• Data:

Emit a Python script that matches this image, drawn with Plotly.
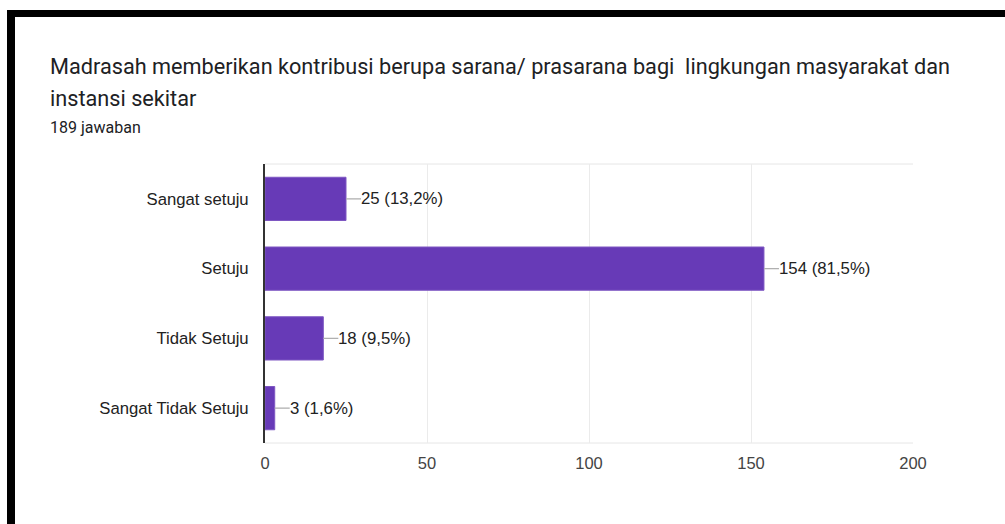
import plotly.graph_objects as go

categories = ["Sangat setuju", "Setuju", "Tidak Setuju", "Sangat Tidak Setuju"]
values = [25, 154, 18, 3]
labels = ["25 (13,2%)", "154 (81,5%)", "18 (9,5%)", "3 (1,6%)"]
x_ticks = [0, 50, 100, 150, 200]
title_line1 = "Madrasah memberikan kontribusi berupa sarana/ prasarana bagi  lingkungan masyarakat dan"
title_line2 = "instansi sekitar"
subtitle = "189 jawaban"

W, H = 1005, 524
L, R, T, B = 265, 913, 164, 443

def px(x):
    return (x - L) / (R - L)

def py(y):
    return (B - y) / (B - T)

FONT = "Liberation Sans, Arial"

fig = go.Figure()
fig.add_trace(go.Bar(
    y=categories, x=values, orientation="h",
    marker=dict(color="#673ab7", line=dict(color="#7e57c2", width=1)),
    width=0.62, hoverinfo="skip",
))

shapes = []
annotations = []
for c, v, lab in zip(categories, values, labels):
    shapes.append(dict(type="line", xref="x", yref="y", xsizemode="pixel",
                       xanchor=v, x0=0, x1=15, y0=c, y1=c,
                       line=dict(color="#b0b0b0", width=1.3)))
    annotations.append(dict(x=v, y=c, xref="x", yref="y", text=lab,
                            showarrow=False, xanchor="left", xshift=13,
                            font=dict(family=FONT, size=16.8, color="#222222")))

# black frame edges
shapes.append(dict(type="rect", xref="paper", yref="paper",
                   x0=px(7), x1=px(W + 5), y0=py(17), y1=py(10),
                   fillcolor="black", line=dict(width=0), layer="above"))
shapes.append(dict(type="rect", xref="paper", yref="paper",
                   x0=px(7), x1=px(15), y0=py(H + 5), y1=py(10),
                   fillcolor="black", line=dict(width=0), layer="above"))
# plot frame
shapes.append(dict(type="line", xref="paper", yref="paper", x0=0, x1=1, y0=1, y1=1,
                   line=dict(color="#e6e6e6", width=1), layer="below"))
shapes.append(dict(type="line", xref="paper", yref="paper", x0=0, x1=1, y0=0, y1=0,
                   line=dict(color="#e6e6e6", width=1), layer="below"))

for txt, y, size in [(title_line1, 66, 21.7), (title_line2, 99, 21.7), (subtitle, 127, 16)]:
    annotations.append(dict(x=px(48), y=py(y), xref="paper", yref="paper", text=txt,
                            showarrow=False, xanchor="left", yanchor="middle",
                            font=dict(family="Roboto", size=size, color="#202124")))

fig.update_layout(
    width=W, height=H,
    margin=dict(l=L, r=W - R, t=T, b=H - B),
    paper_bgcolor="white", plot_bgcolor="white",
    showlegend=False,
    shapes=shapes, annotations=annotations,
    xaxis=dict(range=[0, 200], tickvals=x_ticks, showgrid=True, gridcolor="#ebebeb",
               zeroline=False, showline=False, ticks="", ticklabelstandoff=8,
               tickfont=dict(family=FONT, size=16.5, color="#444444"),
               fixedrange=True),
    yaxis=dict(categoryorder="array", categoryarray=categories[::-1],
               showgrid=False, zeroline=False, showline=True, linecolor="#333333", linewidth=2,
               ticks="", ticklabelstandoff=11,
               tickfont=dict(family=FONT, size=16.7, color="#222222"),
               fixedrange=True),
)

fig.write_html("out.html", config={"displayModeBar": False},
               post_script="document.body.style.margin='0';document.body.style.padding='0';document.documentElement.style.overflow='hidden';")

• Stated task:
Every line of the material is to be quoted exactly, with no pictures carried over.

• The response:
Emit a Python script that matches this image, drawn with Plotly.
import plotly.graph_objects as go

categories = ["Sangat setuju", "Setuju", "Tidak Setuju", "Sangat Tidak Setuju"]
values = [25, 154, 18, 3]
labels = ["25 (13,2%)", "154 (81,5%)", "18 (9,5%)", "3 (1,6%)"]
x_ticks = [0, 50, 100, 150, 200]
title_line1 = "Madrasah memberikan kontribusi berupa sarana/ prasarana bagi  lingkungan masyarakat dan"
title_line2 = "instansi sekitar"
subtitle = "189 jawaban"

W, H = 1005, 524
L, R, T, B = 265, 913, 164, 443

def px(x):
    return (x - L) / (R - L)

def py(y):
    return (B - y) / (B - T)

FONT = "Liberation Sans, Arial"

fig = go.Figure()
fig.add_trace(go.Bar(
    y=categories, x=values, orientation="h",
    marker=dict(color="#673ab7", line=dict(color="#7e57c2", width=1)),
    width=0.62, hoverinfo="skip",
))

shapes = []
annotations = []
for c, v, lab in zip(categories, values, labels):
    shapes.append(dict(type="line", xref="x", yref="y", xsizemode="pixel",
                       xanchor=v, x0=0, x1=15, y0=c, y1=c,
                       line=dict(color="#b0b0b0", width=1.3)))
    annotations.append(dict(x=v, y=c, xref="x", yref="y", text=lab,
                            showarrow=False, xanchor="left", xshift=13,
                            font=dict(family=FONT, size=16.8, color="#222222")))

# black frame edges
shapes.append(dict(type="rect", xref="paper", yref="paper",
                   x0=px(7), x1=px(W + 5), y0=py(17), y1=py(10),
                   fillcolor="black", line=dict(width=0), layer="above"))
shapes.append(dict(type="rect", xref="paper", yref="paper",
                   x0=px(7), x1=px(15), y0=py(H + 5), y1=py(10),
                   fillcolor="black", line=dict(width=0), layer="above"))
# plot frame
shapes.append(dict(type="line", xref="paper", yref="paper", x0=0, x1=1, y0=1, y1=1,
                   line=dict(color="#e6e6e6", width=1), layer="below"))
shapes.append(dict(type="line", xref="paper", yref="paper", x0=0, x1=1, y0=0, y1=0,
                   line=dict(color="#e6e6e6", width=1), layer="below"))

for txt, y, size in [(title_line1, 66, 21.7), (title_line2, 99, 21.7), (subtitle, 127, 16)]:
    annotations.append(dict(x=px(48), y=py(y), xref="paper", yref="paper", text=txt,
                            showarrow=False, xanchor="left", yanchor="middle",
                            font=dict(family="Roboto", size=size, color="#202124")))

fig.update_layout(
    width=W, height=H,
    margin=dict(l=L, r=W - R, t=T, b=H - B),
    paper_bgcolor="white", plot_bgcolor="white",
    showlegend=False,
    shapes=shapes, annotations=annotations,
    xaxis=dict(range=[0, 200], tickvals=x_ticks, showgrid=True, gridcolor="#ebebeb",
               zeroline=False, showline=False, ticks="", ticklabelstandoff=8,
               tickfont=dict(family=FONT, size=16.5, color="#444444"),
               fixedrange=True),
    yaxis=dict(categoryorder="array", categoryarray=categories[::-1],
               showgrid=False, zeroline=False, showline=True, linecolor="#333333", linewidth=2,
               ticks="", ticklabelstandoff=11,
               tickfont=dict(family=FONT, size=16.7, color="#222222"),
               fixedrange=True),
)

fig.write_html("out.html", config={"displayModeBar": False},
               post_script="document.body.style.margin='0';document.body.style.padding='0';document.documentElement.style.overflow='hidden';")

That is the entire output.